“I have not yet begun to procrastinate.”
If you’re like most students, studying for an exam is one of the most dreaded, painstaking tasks you could ever be faced with. So, naturally, procrastination is rampant. Here are five things students say to procrastinate, how they rationalize their excuse, what they really mean, and what to do about it.
1. “I’ll start tomorrow.”
Rationalization: “It’s Monday, I have plenty of time to study and the exam isn’t until Thursday…”
What it actually means: We think that we’ll somehow have more motivation to study later, and naturally want to avoid difficult mental tasks, so we trick ourselves into thinking we know more than we really do, and tell ourselves that we can be prepared for an exam in a lot less time than is really necessary.
What you can do: Start now, even if it’s just for 15 minutes. This will get you over the initial hump, and will quickly provide a more realistic view of how much time it will actually take to prepare.
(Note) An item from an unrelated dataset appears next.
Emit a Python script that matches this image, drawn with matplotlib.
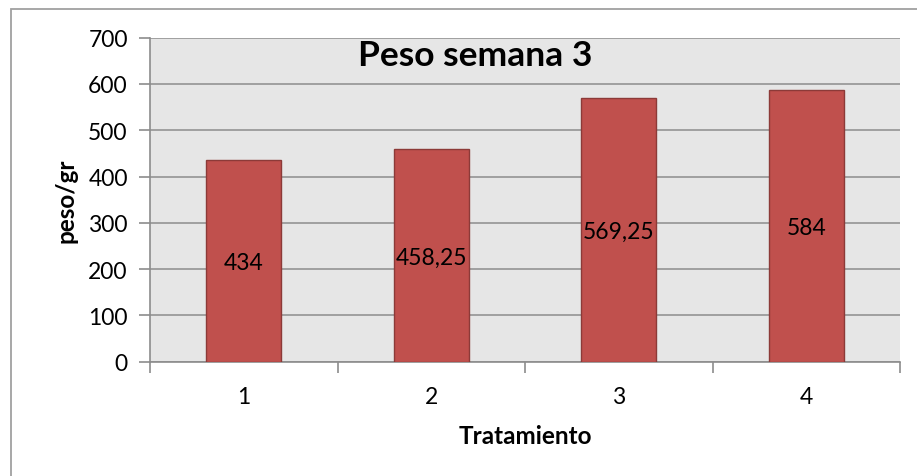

Then, map out the rest of the information that will be covered on the exam, and make a more honest assessment on what time you need to block off for studying.
2. “I don’t have everything I need to get started yet. “
Rationalization: “I’ll wait until I get the study guide or go to the review for the exam.”
What it actually means: We’re overwhelmed by the task at hand and somehow think that our professor giving us an outline, reviewing topics in class, or some other brilliant resource will drop into our laps and make everything easier to understand.
What you can do: Start with what you have, and add new resources as they come along. This will allow you to get a head start on studying, but will also help you identify gaps in your understanding that you need to figure out later. This also means you can actually take advantage of asking the professor or TA questions during review sessions, rather than mindlessly following along and copying down notes.
3. “I just need to get organized. Then I’ll start studying.”
Rationalization: “I have to do laundry and fold it and neaten my desk anyway, and then once that’s done, I’ll study tomorrow.”
What it actually means: Studying is an extremely energy-intensive mental task, so we like to fill our time with anything else we can convince ourselves is relatively productive instead. We also mistakenly think that if our space is clean, we’ll magically have clarity and motivation, which will help make studying easier.
What you can do: Try changing locations. The urge to get organized is completely understandable, but sometimes there just isn’t time. Go to the library or a common area where you won’t have the urge to tidy up. This may also help to eliminate additional distractions like talking to your roommates or making yourself a midnight snack.
4. “If I start studying tomorrow morning I’ll be more refreshed and ready to go.”
Rationalization: “I should probably just relax and watch TV and let my brain regroup after a long day of classes.”
What it actually means: You don’t have the energy to get organized and delve into complex topics. You’ve lost the willpower to continue doing difficult tasks and so you make yourself believe you’ll definitely feel better in the morning and can give yourself a pass now.
What you can do: Rather than going to veg in front of the TV, get out and move for a bit. It’s more likely you’ll feel refreshed after an hour of exercise than an hour of television. Then give yourself a time limit and study or get organized for the next day’s plan of attack. You’ll feel better for being active and you’ll feel better having at least gotten a start.
5. “It’s okay, if I bomb this exam, it probably won’t affect my grade too much.”
Rationalization: “If I get an A on everything else, I’ll be totally fine.”
What it actually means: You don’t believe in or trust in the knowledge you have, so you create an excuse for yourself to lessen the blow. You already know your grade won’t be great so why try to make sense of what you don’t understand.
What you can do: We all know this is a slippery slope. Relying on a perfect score on all the remaining exams and projects is unrealistic for the best of students. So, take the time to brainstorm everything you know about a specific topic on the exam. Don’t look at the book or at your notes, just go from memory. You’ll be surprised at the amount of information you actually have retained, and it will help give you the little boost of confidence you need to start filling in the gaps.